Return the line containing "Output the Python", the line containing "fluka_err = [0.04] * len(fluka_y)", and every line between them, exactly as they stand. Output nothing else.

__DATASET ROWS__:

—————

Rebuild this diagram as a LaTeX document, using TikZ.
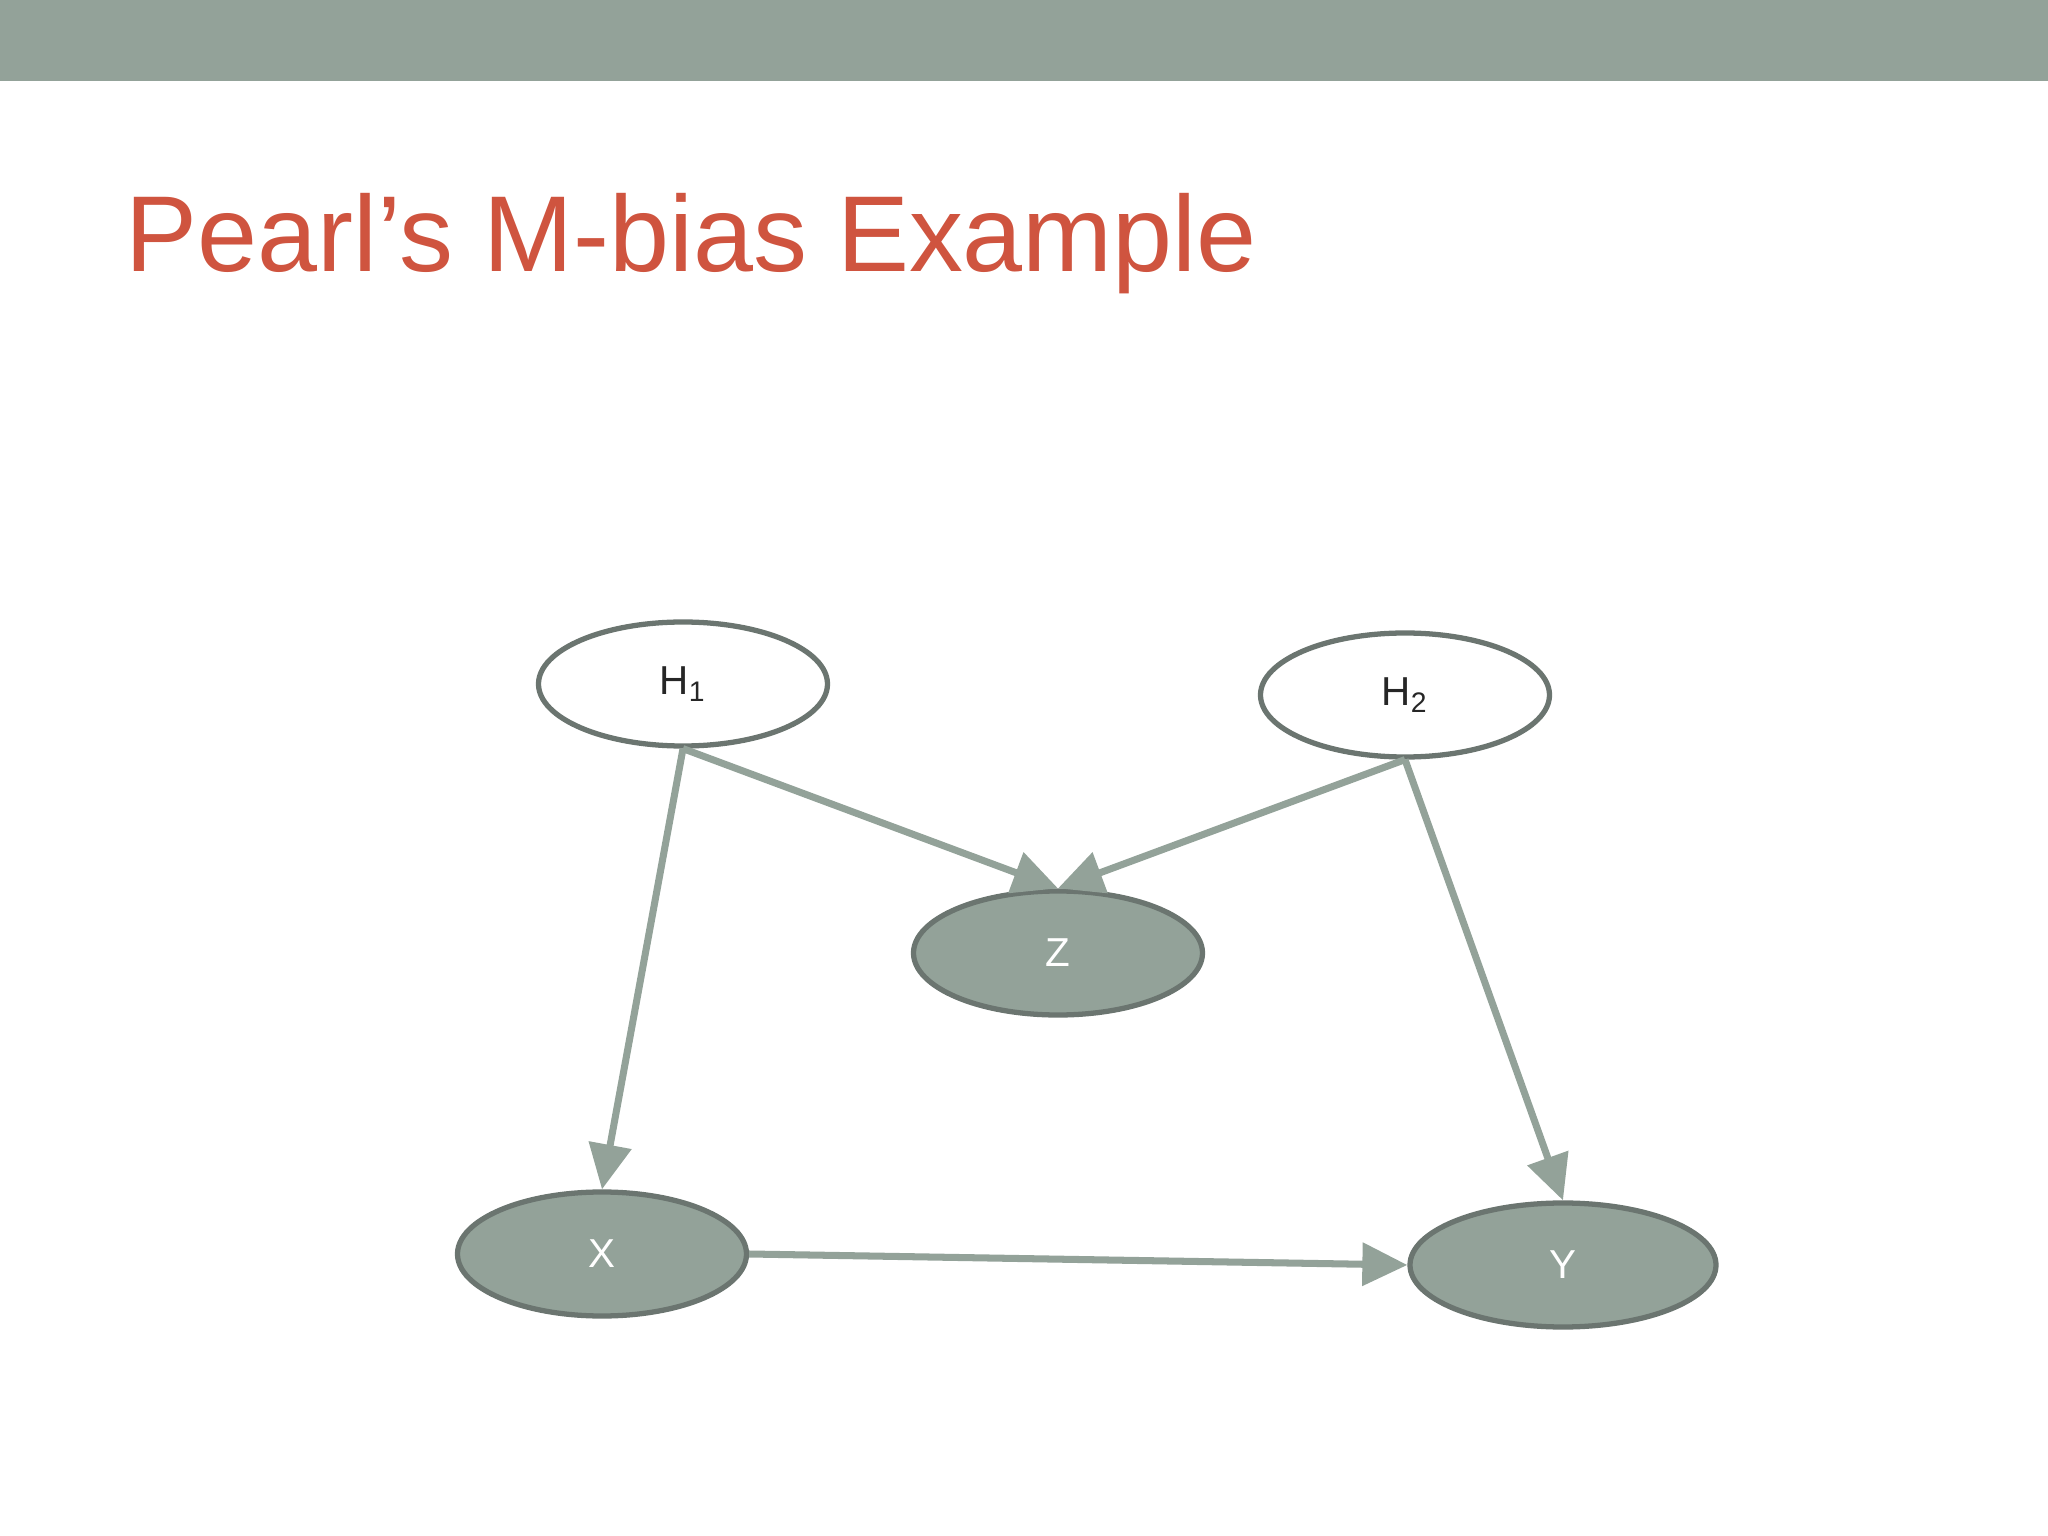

—————

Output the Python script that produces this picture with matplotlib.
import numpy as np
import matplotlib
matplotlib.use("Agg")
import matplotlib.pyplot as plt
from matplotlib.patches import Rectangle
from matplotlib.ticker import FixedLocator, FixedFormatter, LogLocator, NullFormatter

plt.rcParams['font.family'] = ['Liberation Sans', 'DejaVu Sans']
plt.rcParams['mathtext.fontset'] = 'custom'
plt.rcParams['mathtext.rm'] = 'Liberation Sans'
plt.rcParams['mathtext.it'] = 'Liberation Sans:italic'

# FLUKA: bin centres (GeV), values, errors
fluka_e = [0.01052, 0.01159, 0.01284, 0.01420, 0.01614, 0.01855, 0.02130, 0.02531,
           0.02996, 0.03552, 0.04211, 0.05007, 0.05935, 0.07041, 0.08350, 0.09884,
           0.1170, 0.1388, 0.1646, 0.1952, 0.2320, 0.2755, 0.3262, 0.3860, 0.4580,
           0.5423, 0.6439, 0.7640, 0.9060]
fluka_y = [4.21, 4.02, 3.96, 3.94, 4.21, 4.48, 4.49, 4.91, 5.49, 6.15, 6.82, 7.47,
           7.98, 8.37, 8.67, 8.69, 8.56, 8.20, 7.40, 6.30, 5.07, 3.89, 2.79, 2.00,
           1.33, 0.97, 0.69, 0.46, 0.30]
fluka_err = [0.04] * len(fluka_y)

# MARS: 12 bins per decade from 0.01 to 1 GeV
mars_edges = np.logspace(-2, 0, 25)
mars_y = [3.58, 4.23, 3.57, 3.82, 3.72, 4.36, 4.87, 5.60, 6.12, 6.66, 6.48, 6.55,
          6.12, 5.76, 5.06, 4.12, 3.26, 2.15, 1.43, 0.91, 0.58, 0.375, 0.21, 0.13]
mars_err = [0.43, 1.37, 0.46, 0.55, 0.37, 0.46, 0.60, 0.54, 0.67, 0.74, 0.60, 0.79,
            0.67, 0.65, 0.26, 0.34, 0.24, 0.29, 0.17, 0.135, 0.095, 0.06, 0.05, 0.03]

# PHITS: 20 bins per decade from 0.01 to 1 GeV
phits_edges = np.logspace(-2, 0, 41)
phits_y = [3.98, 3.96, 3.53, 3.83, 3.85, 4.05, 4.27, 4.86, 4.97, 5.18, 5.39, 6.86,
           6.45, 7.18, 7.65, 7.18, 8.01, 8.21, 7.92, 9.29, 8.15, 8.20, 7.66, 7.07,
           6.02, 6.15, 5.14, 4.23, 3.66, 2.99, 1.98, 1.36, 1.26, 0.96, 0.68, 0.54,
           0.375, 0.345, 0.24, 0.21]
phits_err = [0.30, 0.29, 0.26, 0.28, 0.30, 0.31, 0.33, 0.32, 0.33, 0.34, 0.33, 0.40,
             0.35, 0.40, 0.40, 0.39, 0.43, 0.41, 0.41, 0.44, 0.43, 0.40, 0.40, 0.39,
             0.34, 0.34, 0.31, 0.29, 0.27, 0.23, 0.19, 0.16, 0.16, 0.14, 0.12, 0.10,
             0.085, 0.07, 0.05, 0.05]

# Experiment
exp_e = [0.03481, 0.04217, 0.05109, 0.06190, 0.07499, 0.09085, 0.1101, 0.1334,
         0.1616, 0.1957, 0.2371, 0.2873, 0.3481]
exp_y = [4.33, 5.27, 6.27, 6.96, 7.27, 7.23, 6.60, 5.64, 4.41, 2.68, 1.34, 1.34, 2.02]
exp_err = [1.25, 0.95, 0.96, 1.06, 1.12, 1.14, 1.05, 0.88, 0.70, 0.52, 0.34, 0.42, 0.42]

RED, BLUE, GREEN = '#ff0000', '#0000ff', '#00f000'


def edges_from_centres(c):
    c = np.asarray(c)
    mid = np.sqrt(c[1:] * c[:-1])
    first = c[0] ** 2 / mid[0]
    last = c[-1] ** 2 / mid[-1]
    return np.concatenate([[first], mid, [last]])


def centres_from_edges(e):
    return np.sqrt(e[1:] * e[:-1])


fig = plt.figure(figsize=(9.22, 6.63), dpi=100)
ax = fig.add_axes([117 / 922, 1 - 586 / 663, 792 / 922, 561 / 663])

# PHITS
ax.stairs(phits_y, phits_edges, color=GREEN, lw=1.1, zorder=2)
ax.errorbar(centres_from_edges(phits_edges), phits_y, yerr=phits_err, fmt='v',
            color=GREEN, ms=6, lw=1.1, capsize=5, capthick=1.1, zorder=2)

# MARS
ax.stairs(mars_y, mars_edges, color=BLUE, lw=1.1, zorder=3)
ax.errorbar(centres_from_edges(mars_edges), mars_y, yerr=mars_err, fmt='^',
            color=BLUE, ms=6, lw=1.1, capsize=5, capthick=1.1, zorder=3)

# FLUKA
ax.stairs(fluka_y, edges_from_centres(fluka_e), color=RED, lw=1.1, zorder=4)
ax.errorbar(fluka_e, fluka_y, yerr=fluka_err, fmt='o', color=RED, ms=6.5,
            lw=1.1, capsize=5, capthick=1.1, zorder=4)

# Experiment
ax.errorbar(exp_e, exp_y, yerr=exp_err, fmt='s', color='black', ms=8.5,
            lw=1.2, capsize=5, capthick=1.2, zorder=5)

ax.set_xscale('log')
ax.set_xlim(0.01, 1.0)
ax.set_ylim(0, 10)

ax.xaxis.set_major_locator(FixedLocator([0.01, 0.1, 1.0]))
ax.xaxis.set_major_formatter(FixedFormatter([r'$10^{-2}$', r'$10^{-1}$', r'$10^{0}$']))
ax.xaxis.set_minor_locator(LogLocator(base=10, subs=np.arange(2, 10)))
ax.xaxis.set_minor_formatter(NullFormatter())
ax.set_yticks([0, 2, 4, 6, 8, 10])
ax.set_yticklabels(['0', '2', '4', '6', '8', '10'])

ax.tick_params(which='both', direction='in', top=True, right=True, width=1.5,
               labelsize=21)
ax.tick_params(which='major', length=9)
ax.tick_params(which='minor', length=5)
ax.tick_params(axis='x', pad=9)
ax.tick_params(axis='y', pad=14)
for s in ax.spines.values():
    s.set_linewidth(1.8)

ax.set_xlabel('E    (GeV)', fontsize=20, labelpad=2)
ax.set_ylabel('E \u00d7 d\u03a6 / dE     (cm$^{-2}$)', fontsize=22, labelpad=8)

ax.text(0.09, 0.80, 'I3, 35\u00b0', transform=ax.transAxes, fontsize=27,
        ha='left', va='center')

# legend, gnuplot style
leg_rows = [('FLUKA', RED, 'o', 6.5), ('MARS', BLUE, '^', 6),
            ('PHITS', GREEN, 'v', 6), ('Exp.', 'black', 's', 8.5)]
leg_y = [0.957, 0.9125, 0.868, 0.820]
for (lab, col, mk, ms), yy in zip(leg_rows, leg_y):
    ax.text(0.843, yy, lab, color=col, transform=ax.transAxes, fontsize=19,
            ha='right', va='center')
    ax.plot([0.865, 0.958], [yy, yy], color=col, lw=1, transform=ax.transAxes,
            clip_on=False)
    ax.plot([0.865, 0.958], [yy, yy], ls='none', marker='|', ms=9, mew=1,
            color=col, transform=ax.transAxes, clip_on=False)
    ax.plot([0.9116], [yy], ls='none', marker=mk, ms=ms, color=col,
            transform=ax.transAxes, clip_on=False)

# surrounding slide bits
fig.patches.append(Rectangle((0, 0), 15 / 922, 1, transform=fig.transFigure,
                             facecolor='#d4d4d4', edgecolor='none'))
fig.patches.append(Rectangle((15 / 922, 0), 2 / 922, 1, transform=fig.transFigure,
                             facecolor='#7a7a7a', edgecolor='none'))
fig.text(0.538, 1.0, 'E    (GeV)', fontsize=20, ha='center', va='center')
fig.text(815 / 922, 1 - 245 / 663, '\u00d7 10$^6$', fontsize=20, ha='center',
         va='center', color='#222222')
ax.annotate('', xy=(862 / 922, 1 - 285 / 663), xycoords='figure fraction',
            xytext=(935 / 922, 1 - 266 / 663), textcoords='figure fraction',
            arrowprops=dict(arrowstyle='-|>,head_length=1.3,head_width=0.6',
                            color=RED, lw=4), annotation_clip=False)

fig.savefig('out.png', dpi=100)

—————

__EXERCISE ANSWER__:
Output the Python script that produces this picture with matplotlib.
import numpy as np
import matplotlib
matplotlib.use("Agg")
import matplotlib.pyplot as plt
from matplotlib.patches import Rectangle
from matplotlib.ticker import FixedLocator, FixedFormatter, LogLocator, NullFormatter

plt.rcParams['font.family'] = ['Liberation Sans', 'DejaVu Sans']
plt.rcParams['mathtext.fontset'] = 'custom'
plt.rcParams['mathtext.rm'] = 'Liberation Sans'
plt.rcParams['mathtext.it'] = 'Liberation Sans:italic'

# FLUKA: bin centres (GeV), values, errors
fluka_e = [0.01052, 0.01159, 0.01284, 0.01420, 0.01614, 0.01855, 0.02130, 0.02531,
           0.02996, 0.03552, 0.04211, 0.05007, 0.05935, 0.07041, 0.08350, 0.09884,
           0.1170, 0.1388, 0.1646, 0.1952, 0.2320, 0.2755, 0.3262, 0.3860, 0.4580,
           0.5423, 0.6439, 0.7640, 0.9060]
fluka_y = [4.21, 4.02, 3.96, 3.94, 4.21, 4.48, 4.49, 4.91, 5.49, 6.15, 6.82, 7.47,
           7.98, 8.37, 8.67, 8.69, 8.56, 8.20, 7.40, 6.30, 5.07, 3.89, 2.79, 2.00,
           1.33, 0.97, 0.69, 0.46, 0.30]
fluka_err = [0.04] * len(fluka_y)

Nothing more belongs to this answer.